What to produce:
Transcribe all of the material below word for word and leave out its pictures.

----

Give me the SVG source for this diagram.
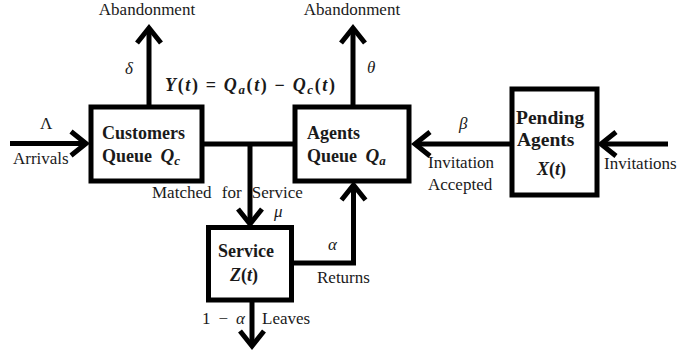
<svg xmlns="http://www.w3.org/2000/svg" width="681" height="354" viewBox="0 0 681 354" font-family="'Liberation Serif', 'Times New Roman', 'DejaVu Serif', serif">
<defs>
<marker id="ah" markerUnits="userSpaceOnUse" markerWidth="40" markerHeight="40" refX="0" refY="0" viewBox="-25 -20 30 40" orient="auto" overflow="visible">
<path d="M-15,-12 L0,0 L-15,12" fill="none" stroke="#000" stroke-width="5" stroke-linecap="butt" stroke-linejoin="miter"/>
</marker>
</defs>
<style>
.box{fill:#fff;stroke:#000;stroke-width:5}
.ln{fill:none;stroke:#000;stroke-width:5}
.arr{marker-end:url(#ah)}
text{fill:#1a1a1a}
.t{font-size:17px}
.b{font-size:18px;font-weight:bold}
.bp{font-size:19.5px;font-weight:bold}
.m{font-style:italic}
.mb{font-style:italic;font-weight:bold}
</style>
<rect width="681" height="354" fill="#fff"/>
<g id="connectors">
<path class="ln arr" d="M10,143.5 H86"/>
<path class="ln arr" d="M149,107 V28"/>
<path class="ln arr" d="M353,107 V28"/>
<path class="ln" d="M202,144 H295"/>
<path class="ln arr" d="M250,144 V224"/>
<path class="ln arr" d="M512,144 H415"/>
<path class="ln arr" d="M668,144 H601"/>
<path class="ln arr" d="M291.5,263 H353.5 V185"/>
<path class="ln arr" d="M252,300 V346"/>
</g>
<g id="customers-queue">
<rect class="box" x="91" y="107" width="111" height="74"/>
<text class="b" x="102" y="139">Customers</text>
<text class="b" x="102" y="162">Queue <tspan class="mb" dx="4" font-size="19">Q</tspan><tspan class="mb" font-size="13" dy="3">c</tspan></text>
</g>
<g id="agents-queue">
<rect class="box" x="295" y="107" width="114" height="74"/>
<text class="b" x="307" y="139">Agents</text>
<text class="b" x="307" y="162">Queue <tspan class="mb" dx="4" font-size="19">Q</tspan><tspan class="m" font-size="13" dy="3">a</tspan></text>
</g>
<g id="pending-agents">
<rect class="box" x="512" y="89" width="85" height="106"/>
<text class="bp" x="516" y="124">Pending</text>
<text class="bp" x="517" y="146">Agents</text>
<text class="b" x="537" y="175"><tspan class="mb">X</tspan>(<tspan class="mb">t</tspan>)</text>
</g>
<g id="service">
<rect class="box" x="208.5" y="227.5" width="83" height="72.5"/>
<text class="b" x="218" y="257">Service</text>
<text class="b" x="230" y="281"><tspan class="mb">Z</tspan>(<tspan class="mb">t</tspan>)</text>
</g>
<g id="labels">
<text class="t" x="147" y="15" text-anchor="middle">Abandonment</text>
<text class="t" x="352" y="15" text-anchor="middle">Abandonment</text>
<text class="t m" x="125" y="74">δ</text>
<text class="t m" x="367" y="73">θ</text>
<text class="b" x="165" y="91" font-size="19" textLength="170" lengthAdjust="spacing"><tspan class="mb">Y</tspan>(<tspan class="mb">t</tspan>) = <tspan class="mb">Q</tspan><tspan class="mb" font-size="13" dy="3">a</tspan><tspan dy="-3">(</tspan><tspan class="mb">t</tspan>) − <tspan class="mb">Q</tspan><tspan class="mb" font-size="13" dy="3">c</tspan><tspan dy="-3">(</tspan><tspan class="mb">t</tspan>)</text>
<text class="t" x="40" y="129">Λ</text>
<text class="t" x="13" y="164">Arrivals</text>
<text class="t m" x="459" y="129">β</text>
<text class="t" x="428" y="168">Invitation</text>
<text class="t" x="428" y="190">Accepted</text>
<text class="t" x="604" y="169">Invitations</text>
<text class="t" x="152" y="198" word-spacing="6">Matched for Service</text>
<text class="t m" x="274" y="217">μ</text>
<text class="t m" x="328" y="250">α</text>
<text class="t" x="317" y="283">Returns</text>
<text class="t" x="202" y="324" textLength="43" lengthAdjust="spacing">1 − <tspan class="m">α</tspan></text>
<text class="t" x="262" y="324">Leaves</text>
</g>
</svg>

----

Correct output:
Give me the SVG source for this diagram.
<svg xmlns="http://www.w3.org/2000/svg" width="681" height="354" viewBox="0 0 681 354" font-family="'Liberation Serif', 'Times New Roman', 'DejaVu Serif', serif">
<defs>
<marker id="ah" markerUnits="userSpaceOnUse" markerWidth="40" markerHeight="40" refX="0" refY="0" viewBox="-25 -20 30 40" orient="auto" overflow="visible">
<path d="M-15,-12 L0,0 L-15,12" fill="none" stroke="#000" stroke-width="5" stroke-linecap="butt" stroke-linejoin="miter"/>
</marker>
</defs>
<style>
.box{fill:#fff;stroke:#000;stroke-width:5}
.ln{fill:none;stroke:#000;stroke-width:5}
.arr{marker-end:url(#ah)}
text{fill:#1a1a1a}
.t{font-size:17px}
.b{font-size:18px;font-weight:bold}
.bp{font-size:19.5px;font-weight:bold}
.m{font-style:italic}
.mb{font-style:italic;font-weight:bold}
</style>
<rect width="681" height="354" fill="#fff"/>
<g id="connectors">
<path class="ln arr" d="M10,143.5 H86"/>
<path class="ln arr" d="M149,107 V28"/>
<path class="ln arr" d="M353,107 V28"/>
<path class="ln" d="M202,144 H295"/>
<path class="ln arr" d="M250,144 V224"/>
<path class="ln arr" d="M512,144 H415"/>
<path class="ln arr" d="M668,144 H601"/>
<path class="ln arr" d="M291.5,263 H353.5 V185"/>
<path class="ln arr" d="M252,300 V346"/>
</g>
<g id="customers-queue">
<rect class="box" x="91" y="107" width="111" height="74"/>
<text class="b" x="102" y="139">Customers</text>
<text class="b" x="102" y="162">Queue <tspan class="mb" dx="4" font-size="19">Q</tspan><tspan class="mb" font-size="13" dy="3">c</tspan></text>
</g>
<g id="agents-queue">
<rect class="box" x="295" y="107" width="114" height="74"/>
<text class="b" x="307" y="139">Agents</text>
<text class="b" x="307" y="162">Queue <tspan class="mb" dx="4" font-size="19">Q</tspan><tspan class="m" font-size="13" dy="3">a</tspan></text>
</g>
<g id="pending-agents">
<rect class="box" x="512" y="89" width="85" height="106"/>
<text class="bp" x="516" y="124">Pending</text>
<text class="bp" x="517" y="146">Agents</text>
<text class="b" x="537" y="175"><tspan class="mb">X</tspan>(<tspan class="mb">t</tspan>)</text>
</g>
<g id="service">
<rect class="box" x="208.5" y="227.5" width="83" height="72.5"/>
<text class="b" x="218" y="257">Service</text>
<text class="b" x="230" y="281"><tspan class="mb">Z</tspan>(<tspan class="mb">t</tspan>)</text>
</g>
<g id="labels">
<text class="t" x="147" y="15" text-anchor="middle">Abandonment</text>
<text class="t" x="352" y="15" text-anchor="middle">Abandonment</text>
<text class="t m" x="125" y="74">δ</text>
<text class="t m" x="367" y="73">θ</text>
<text class="b" x="165" y="91" font-size="19" textLength="170" lengthAdjust="spacing"><tspan class="mb">Y</tspan>(<tspan class="mb">t</tspan>) = <tspan class="mb">Q</tspan><tspan class="mb" font-size="13" dy="3">a</tspan><tspan dy="-3">(</tspan><tspan class="mb">t</tspan>) − <tspan class="mb">Q</tspan><tspan class="mb" font-size="13" dy="3">c</tspan><tspan dy="-3">(</tspan><tspan class="mb">t</tspan>)</text>
<text class="t" x="40" y="129">Λ</text>
<text class="t" x="13" y="164">Arrivals</text>
<text class="t m" x="459" y="129">β</text>
<text class="t" x="428" y="168">Invitation</text>
<text class="t" x="428" y="190">Accepted</text>
<text class="t" x="604" y="169">Invitations</text>
<text class="t" x="152" y="198" word-spacing="6">Matched for Service</text>
<text class="t m" x="274" y="217">μ</text>
<text class="t m" x="328" y="250">α</text>
<text class="t" x="317" y="283">Returns</text>
<text class="t" x="202" y="324" textLength="43" lengthAdjust="spacing">1 − <tspan class="m">α</tspan></text>
<text class="t" x="262" y="324">Leaves</text>
</g>
</svg>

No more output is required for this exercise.